Tudo o que tem término, tudo o que é feito de fim, é bonito.
A vida é feia, com os seus acordes órfãos de maestro conhecido, dançamos descalços e em valas.
Já outrora falei da continuidade e do fim, tudo o que se prolonga, tudo o que tem movimento, tudo o que muta está condenado ao fracasso, à destruição.
O que é.
O que acontece.
O que termina, o que não nasce, nem cresce, continuará inatingível e eterno, no auge do seu valor.
Ô Satan, prends pitié de ma longue misère!
Acordei aterrorizada e olhei para o mostrador, passava um pouco das cinco da madrugada.
A respiração estava profunda, as unhas enterravam-se-me nas conchas das mãos e os olhos apertavam-se-me como botões novos.
Sim, mais um pesadelo.
Mais um bicho que se sentou nas minhas costelas.
Não me recordo muito bem do início mas lembro-me perfeitamente do sítio.
A ponte por cima da auto-estrada, com a serra ao fundo.
Seríamos uns cinco e não sei quem éramos, nem sei se eu estava lá, ou se pairava… como sempre.
Subimos uns degraus cavados na terra de uma encosta e estávamos, agora, na estrada.
Um deles falou e reparei que era uma mulher que trajava um manto com capuz.
No entanto, não me questionei porque nunca lhe vislumbrara o rosto.

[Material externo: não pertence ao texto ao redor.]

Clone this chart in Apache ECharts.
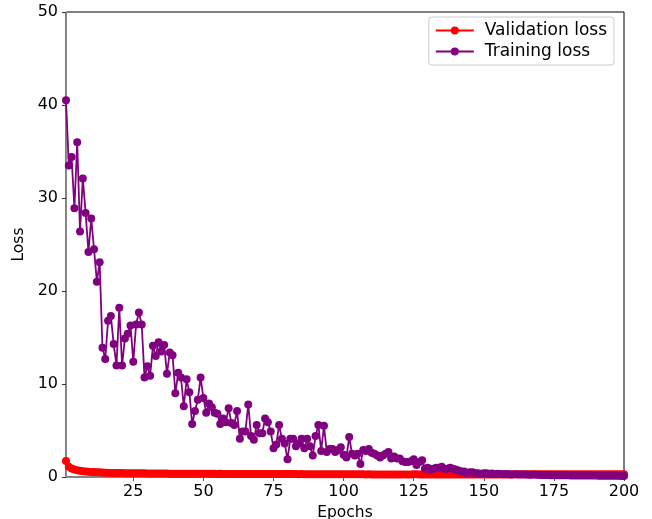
<!DOCTYPE html>
<html>
<head>
<meta charset="utf-8">
<script src="https://cdn.jsdelivr.net/npm/echarts@6/dist/echarts.min.js"></script>
<style>
  html, body { margin: 0; padding: 0; background: #fff; }
  #chart { width: 652px; height: 519px; }
</style>
</head>
<body>
<div id="chart"></div>
<script>
// values
const epochs = Array.from({ length: 200 }, (_, i) => i + 1)
const xTicks = [25, 50, 75, 100, 125, 150, 175, 200]

const validationLoss = [
  1.72, 1.10, 0.92, 0.80, 0.72, 0.66, 0.62, 0.60, 0.57, 0.55,
  0.53, 0.51, 0.50, 0.48, 0.47, 0.45, 0.44, 0.43, 0.43, 0.42,
  0.42, 0.41, 0.41, 0.40, 0.40, 0.40, 0.39, 0.39, 0.39, 0.38,
  0.38, 0.38, 0.38, 0.37, 0.37, 0.37, 0.37, 0.36, 0.36, 0.36,
  0.36, 0.36, 0.35, 0.35, 0.35, 0.35, 0.35, 0.35, 0.34, 0.34,
  0.34, 0.34, 0.34, 0.34, 0.33, 0.34, 0.33, 0.33, 0.33, 0.33,
  0.33, 0.33, 0.33, 0.32, 0.33, 0.32, 0.32, 0.32, 0.32, 0.32,
  0.32, 0.32, 0.31, 0.32, 0.31, 0.31, 0.31, 0.31, 0.31, 0.31,
  0.31, 0.31, 0.31, 0.30, 0.31, 0.30, 0.30, 0.30, 0.30, 0.30,
  0.30, 0.30, 0.30, 0.30, 0.30, 0.30, 0.29, 0.30, 0.29, 0.29,
  0.29, 0.29, 0.29, 0.29, 0.29, 0.29, 0.29, 0.28, 0.29, 0.28,
  0.28, 0.28, 0.28, 0.28, 0.28, 0.28, 0.28, 0.28, 0.28, 0.28,
  0.28, 0.28, 0.28, 0.28, 0.29, 0.29, 0.28, 0.28, 0.28, 0.28,
  0.28, 0.28, 0.28, 0.28, 0.28, 0.28, 0.28, 0.28, 0.28, 0.28,
  0.28, 0.28, 0.28, 0.28, 0.28, 0.28, 0.28, 0.28, 0.28, 0.28,
  0.28, 0.28, 0.28, 0.28, 0.28, 0.28, 0.28, 0.28, 0.28, 0.28,
  0.29, 0.29, 0.29, 0.29, 0.29, 0.29, 0.29, 0.29, 0.29, 0.29,
  0.29, 0.29, 0.29, 0.29, 0.30, 0.30, 0.30, 0.30, 0.30, 0.30,
  0.30, 0.30, 0.30, 0.30, 0.30, 0.30, 0.30, 0.30, 0.30, 0.30,
  0.30, 0.30, 0.30, 0.30, 0.30, 0.30, 0.30, 0.30, 0.30, 0.30
]

const trainingLoss = [
  40.5, 33.5, 34.4, 28.9, 36.0, 26.4, 32.1, 28.4, 24.2, 27.8,
  24.5, 21.0, 23.1, 13.9, 12.7, 16.8, 17.3, 14.3, 12.0, 18.2,
  12.0, 14.9, 15.4, 16.3, 12.4, 16.4, 17.7, 16.4, 10.7, 11.9,
  10.9, 14.1, 13.0, 14.5, 13.5, 14.2, 11.1, 13.4, 13.1, 9.0,
  11.2, 10.7, 7.6, 10.5, 9.1, 5.7, 7.1, 8.3, 10.7, 8.5,
  6.9, 7.9, 7.5, 6.9, 6.8, 5.7, 6.3, 5.9, 7.4, 5.8,
  5.6, 7.1, 4.1, 4.9, 4.9, 7.8, 4.4, 4.0, 5.6, 4.7,
  4.7, 6.3, 5.9, 4.9, 3.1, 3.5, 5.6, 4.1, 3.6, 1.9,
  4.1, 4.1, 3.3, 3.6, 4.1, 3.1, 4.1, 3.3, 2.3, 4.4,
  5.6, 2.8, 5.5, 2.7, 3.0, 3.0, 2.7, 2.9, 3.2, 2.4,
  2.1, 4.3, 2.5, 2.3, 2.5, 1.4, 2.9, 2.8, 3.0, 2.6,
  2.5, 2.3, 2.1, 2.3, 2.5, 2.7, 2.0, 2.2, 2.0, 2.0,
  1.7, 1.6, 1.6, 1.7, 1.9, 1.3, 1.6, 1.8, 0.9, 1.0,
  0.8, 0.9, 1.0, 1.0, 1.1, 0.9, 0.9, 1.0, 0.9, 0.8,
  0.7, 0.6, 0.6, 0.4, 0.5, 0.5, 0.4, 0.4, 0.35, 0.4,
  0.40, 0.35, 0.38, 0.33, 0.35, 0.32, 0.30, 0.33, 0.30, 0.28,
  0.30, 0.27, 0.28, 0.26, 0.27, 0.25, 0.24, 0.26, 0.23, 0.22,
  0.22, 0.21, 0.21, 0.20, 0.20, 0.19, 0.19, 0.18, 0.18, 0.18,
  0.17, 0.17, 0.17, 0.16, 0.16, 0.16, 0.15, 0.15, 0.15, 0.15,
  0.14, 0.14, 0.14, 0.14, 0.13, 0.13, 0.13, 0.13, 0.12, 0.12
]

const font = 'DejaVu Sans'
const myChart = echarts.init(document.getElementById('chart'))

const options = {
  animation: false,
  textStyle: { fontFamily: font },
  grid: {
    left: 66,
    right: 28,
    top: 12,
    bottom: 42,
    outerBoundsMode: 'none',
    containLabel: false,
    show: true,
    borderColor: '#000',
    borderWidth: 1
  },
  legend: {
    orient: 'vertical',
    right: 38,
    top: 17,
    padding: [5, 7, 5, 6],
    itemGap: 4,
    itemWidth: 38,
    itemHeight: 10,
    borderColor: '#ccc',
    borderWidth: 1,
    borderRadius: 3,
    backgroundColor: '#fff',
    textStyle: {
      fontFamily: font,
      fontSize: 17,
      color: '#000',
      padding: [0, 0, 0, 6]
    },
    data: ['Validation loss', 'Training loss']
  },
  xAxis: {
    type: 'value',
    min: 1,
    max: 200,
    name: 'Epochs',
    nameLocation: 'middle',
    nameGap: 25,
    nameTextStyle: { fontFamily: font, fontSize: 15.5, color: '#000' },
    axisLine: { show: true, lineStyle: { color: '#888', width: 1 } },
    axisTick: {
      show: true,
      length: 4,
      customValues: xTicks,
      lineStyle: { color: '#555' }
    },
    axisLabel: {
      customValues: xTicks,
      margin: 7,
      fontFamily: font,
      fontSize: 16,
      color: '#000'
    },
    splitLine: { show: false }
  },
  yAxis: {
    type: 'value',
    min: 0,
    max: 50,
    interval: 10,
    name: 'Loss',
    nameLocation: 'middle',
    nameGap: 35,
    nameTextStyle: { fontFamily: font, fontSize: 15.5, color: '#000' },
    axisLine: { show: true, lineStyle: { color: '#888', width: 1 } },
    axisTick: { show: true, length: 4, lineStyle: { color: '#333' } },
    axisLabel: {
      margin: 8,
      fontFamily: font,
      fontSize: 16,
      color: '#000'
    },
    splitLine: { show: false }
  },
  series: [
    {
      name: 'Validation loss',
      type: 'line',
      symbol: 'circle',
      symbolSize: 8,
      showAllSymbol: true,
      itemStyle: { color: '#ff0000' },
      lineStyle: { color: '#ff0000', width: 1.8 },
      data: epochs.map((e, i) => [e, validationLoss[i]])
    },
    {
      name: 'Training loss',
      type: 'line',
      symbol: 'circle',
      symbolSize: 8,
      showAllSymbol: true,
      itemStyle: { color: '#800080' },
      lineStyle: { color: '#800080', width: 1.8 },
      data: epochs.map((e, i) => [e, trainingLoss[i]])
    }
  ]
}
myChart.setOption(options)
</script>
</body>
</html>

Era como se fosse natural vê-la assim…
"Não sou religiosa."
Acho que foi isto que a ouvi dizer.
E não sei se continuámos o caminho ou se aconteceu logo.
A figura baixou o capuz e fiquei aterrorizada porque percebi que era Deus.
Não me perguntes porquê, nem como o sei mas é aquele mundo próprio dos sonhos, onde sabemos quem somos por indução.
Cá fora precisamos de cores, cheiros e feições, do outro lado, são sensações apenas e só.
O que sucedeu a seguir foi tão rápido, progressivo e pesado que o sonho se fechou para que eu pudesse acordar.
Nas mãos da figura estava uma longa foice que empunhou bem alto e com a qual colheu todos os corpos que ali estavam.
Os meus sonhos raramente têm cor.
Posso quase lembrar-me de todos os sonhos a que a minha cabeça conferiu cor, quase sempre vermelho.
Flores, lábios…
Mas, neste, a cada corte o sangue abria-se em leque, tão vermelho como cerejas, tão vermelho como sangue ainda quente e ainda vivo.
Se eu estava ali ou se estava apenas como espectadora, não sei, o que leva a que desconheça se também eu fui morta.
Não posso dizer que os pesadelos voltaram porque acho que jamais se foram.
Ouvi um médico dizer que sonhamos, invariavelmente, todos os dias, mas que nem sempre nos lembrámos.